**Task:** Read through the entries below and return each line with the word "document".

**Provided entries:**
########
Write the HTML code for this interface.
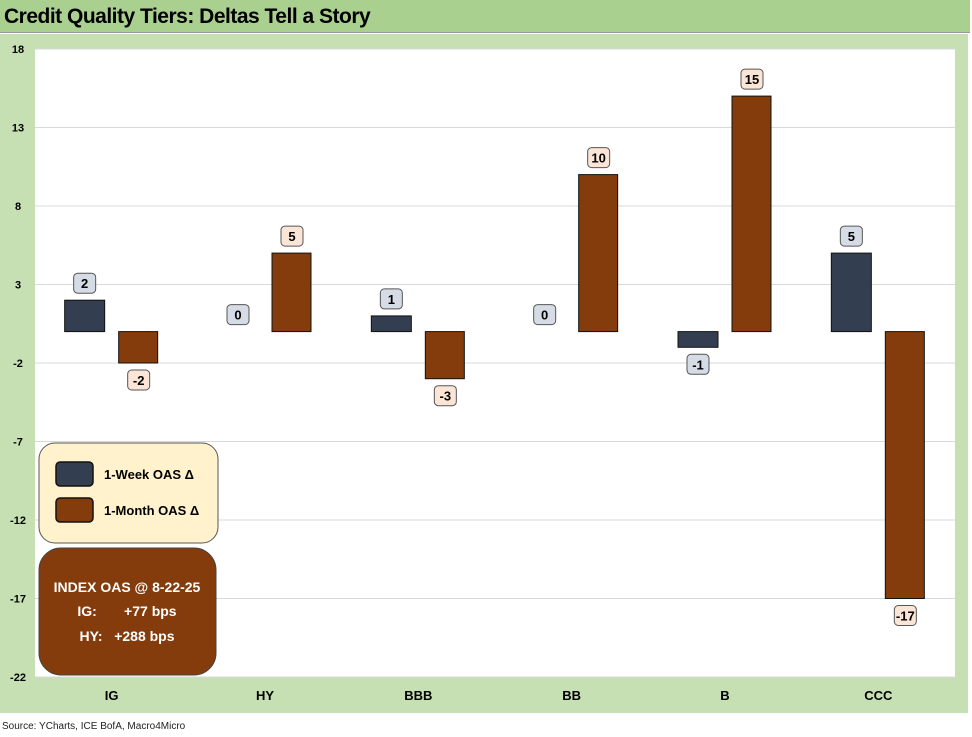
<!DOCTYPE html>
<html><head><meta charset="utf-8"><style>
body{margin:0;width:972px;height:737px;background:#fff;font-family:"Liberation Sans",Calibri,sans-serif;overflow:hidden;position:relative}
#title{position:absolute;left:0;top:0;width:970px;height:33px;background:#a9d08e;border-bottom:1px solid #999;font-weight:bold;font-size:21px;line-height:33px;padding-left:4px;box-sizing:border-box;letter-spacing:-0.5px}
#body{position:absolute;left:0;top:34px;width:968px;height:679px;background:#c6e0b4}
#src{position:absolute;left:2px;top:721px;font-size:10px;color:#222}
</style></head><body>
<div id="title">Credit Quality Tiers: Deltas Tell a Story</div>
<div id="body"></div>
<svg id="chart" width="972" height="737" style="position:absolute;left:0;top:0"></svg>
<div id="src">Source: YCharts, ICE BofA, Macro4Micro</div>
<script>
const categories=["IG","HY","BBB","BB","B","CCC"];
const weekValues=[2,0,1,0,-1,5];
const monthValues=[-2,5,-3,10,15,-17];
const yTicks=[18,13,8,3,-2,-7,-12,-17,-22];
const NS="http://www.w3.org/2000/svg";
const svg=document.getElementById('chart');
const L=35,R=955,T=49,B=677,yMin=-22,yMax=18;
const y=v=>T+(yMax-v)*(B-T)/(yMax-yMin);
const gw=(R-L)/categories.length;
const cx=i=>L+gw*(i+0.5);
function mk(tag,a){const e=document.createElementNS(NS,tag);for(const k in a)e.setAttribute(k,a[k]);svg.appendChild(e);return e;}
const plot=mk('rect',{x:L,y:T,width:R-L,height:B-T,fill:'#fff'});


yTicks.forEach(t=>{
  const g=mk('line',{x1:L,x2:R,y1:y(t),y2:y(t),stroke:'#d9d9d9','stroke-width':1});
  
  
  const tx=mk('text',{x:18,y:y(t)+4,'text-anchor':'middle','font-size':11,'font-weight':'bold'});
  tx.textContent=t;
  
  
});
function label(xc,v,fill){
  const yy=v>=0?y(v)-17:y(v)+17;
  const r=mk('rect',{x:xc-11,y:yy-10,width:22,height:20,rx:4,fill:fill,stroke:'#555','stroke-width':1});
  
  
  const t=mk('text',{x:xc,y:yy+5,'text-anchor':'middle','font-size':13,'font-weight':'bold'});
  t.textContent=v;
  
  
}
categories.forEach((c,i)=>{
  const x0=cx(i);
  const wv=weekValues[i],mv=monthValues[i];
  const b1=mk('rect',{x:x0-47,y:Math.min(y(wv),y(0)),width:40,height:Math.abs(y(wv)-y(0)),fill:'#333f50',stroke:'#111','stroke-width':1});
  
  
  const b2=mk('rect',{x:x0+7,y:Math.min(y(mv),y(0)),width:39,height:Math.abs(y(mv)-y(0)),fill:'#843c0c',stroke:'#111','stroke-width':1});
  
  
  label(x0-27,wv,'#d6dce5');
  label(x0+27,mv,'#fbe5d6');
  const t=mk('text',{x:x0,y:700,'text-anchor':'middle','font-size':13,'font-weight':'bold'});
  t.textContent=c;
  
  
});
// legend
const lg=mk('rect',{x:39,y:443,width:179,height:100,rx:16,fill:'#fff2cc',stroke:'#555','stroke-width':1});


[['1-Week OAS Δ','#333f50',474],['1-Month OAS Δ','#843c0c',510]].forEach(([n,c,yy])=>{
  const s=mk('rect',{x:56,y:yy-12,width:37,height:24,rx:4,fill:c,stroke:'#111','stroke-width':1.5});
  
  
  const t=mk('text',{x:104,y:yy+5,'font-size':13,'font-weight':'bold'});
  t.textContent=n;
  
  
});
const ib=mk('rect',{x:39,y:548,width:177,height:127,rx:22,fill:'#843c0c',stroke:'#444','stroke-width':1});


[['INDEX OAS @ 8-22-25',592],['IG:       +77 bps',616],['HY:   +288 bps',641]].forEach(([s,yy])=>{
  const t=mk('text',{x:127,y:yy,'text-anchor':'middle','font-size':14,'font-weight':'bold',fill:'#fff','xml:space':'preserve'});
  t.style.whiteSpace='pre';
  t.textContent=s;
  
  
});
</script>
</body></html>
########
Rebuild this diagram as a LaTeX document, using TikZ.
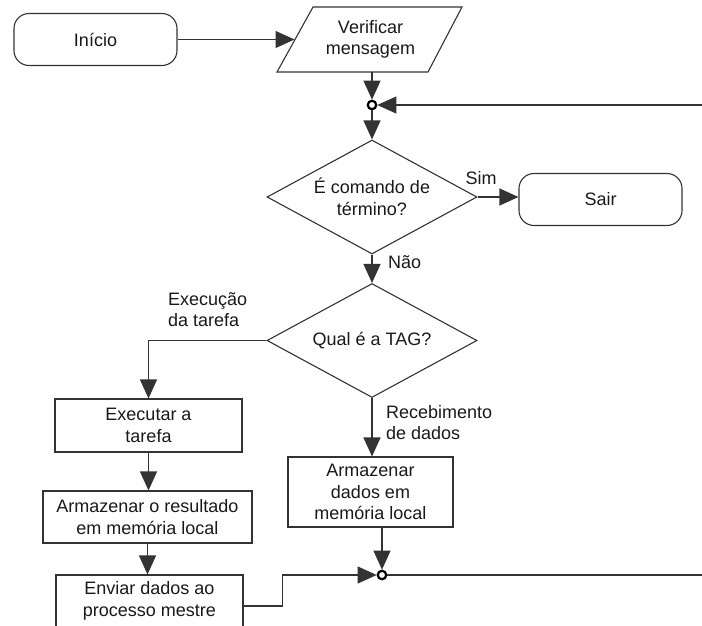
########
**Answer to the problem:**
const svg=document.getElementById('chart');
function mk(tag,a){const e=document.createElementNS(NS,tag);for(const k in a)e.setAttribute(k,a[k]);svg.appendChild(e);return e;}
Rebuild this diagram as a LaTeX document, using TikZ.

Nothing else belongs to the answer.